For now, they’re waiting to see what summer brings. “That’s what’s stressing me out the most,” Pasqual said. “I don’t want to make 20 centerpieces if I only need five.”
“Just changing on the fly, it’s been challenging and definitely stressful,” Ellingson said. “I’ll be very glad when the date comes.”
All their vendors have been accommodating, he said. And he’s learning a lot from this experience.
“Your patience has been tested with the amount of changes and uncertainty, but being open to it has been a good thing,” he said. “Being accepting of others around you. They’re there to help out and they’ve all been willing to lend a helping hand.”
While the new rules for weddings take effect June 15, there’s no guarantee they will still be in place come August or September, the Carriage House’s Scott said. And she said, “I think there are still people that are not going to want to come out in crowds. It depends on how close they are to the family and friends.”
Keeping faith, perspective
The Thomases, too, are busy working out contingency plans, including something that’s been dubbed “mini-mony” — a wedding ceremony that adheres to social distancing rules, with no more than 10 guests. Between the officiant, organist and the couple’s five adult children, that pretty much makes the guest list, if it happens.
Moe Thomas, a former news anchor and co-host for WGIR radio, said she wonders what that would be like. “Imagine the wedding album of us in an empty church,” she said. “It’s just a time capsule of the period that we’re in right now.
“In some ways, that’s really kind of crazy cool.”
If that does happen, she said, they’ll have a big reception for family and friends, “God willing, when the Earth is back to normal.”
The Rev. Dr. Marjorie Gerbracht-Stagnaro, rector at Grace Episcopal Church, said she’s glad Moe and Barnaby Thomas have had each other during these troubled times. “They’ve been each other’s saving grace,” she said. “They’re just so happy they found each other. That’s really all that matters.”

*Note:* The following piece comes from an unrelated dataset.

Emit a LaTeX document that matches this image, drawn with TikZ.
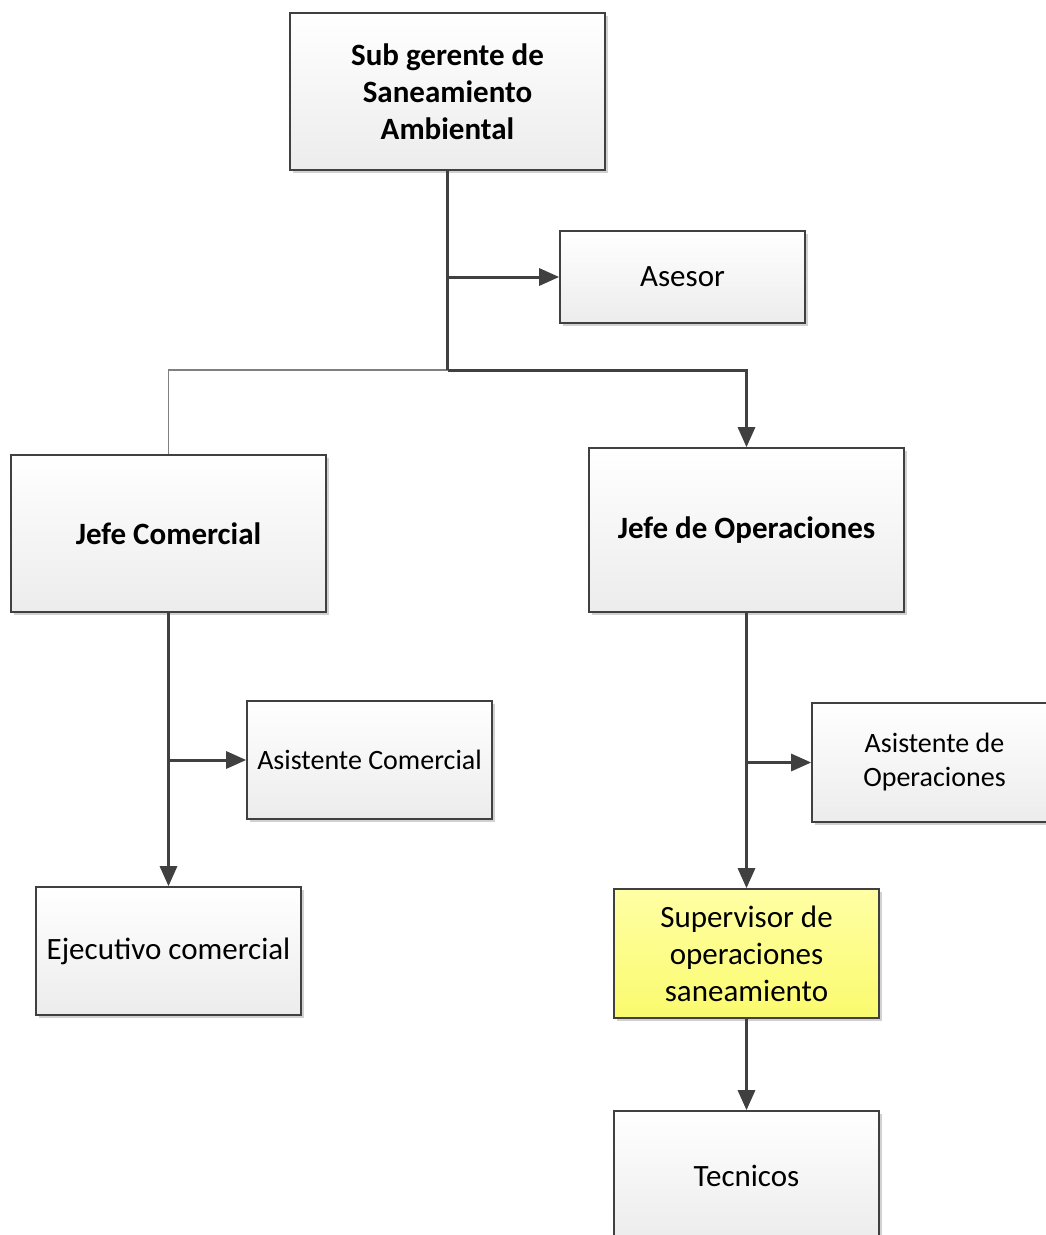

The Thomases will get their big church wedding, Gerbracht-Stagnaro promised. “It will happen. We just don’t know when it will happen,” she said.
Their faith sustains them, Barnaby Thomas said. “This may sound old-fashioned, but we hold hands at night in bed in the dark and we pray together,” he said. “God has united us. We just need our pastor to do her part.”
In these strange, unsettled times, he’s keeping things in perspective.
A wedding, he said, is “you dedicating yourself to the other person, and so in the end having hundreds of people there, or some fancy this or that, is less important than two people making a commitment for the rest of their lives to each other.”
“We have to remember that either our parents or our grandparents got married during the Depression, and they wanted a grand wedding and they ended up getting married in the parlor of one of their parents’ home because that’s all that could happen right then,” he said.
“But those marriages lasted. Those marriages were solid. We need to remember that.”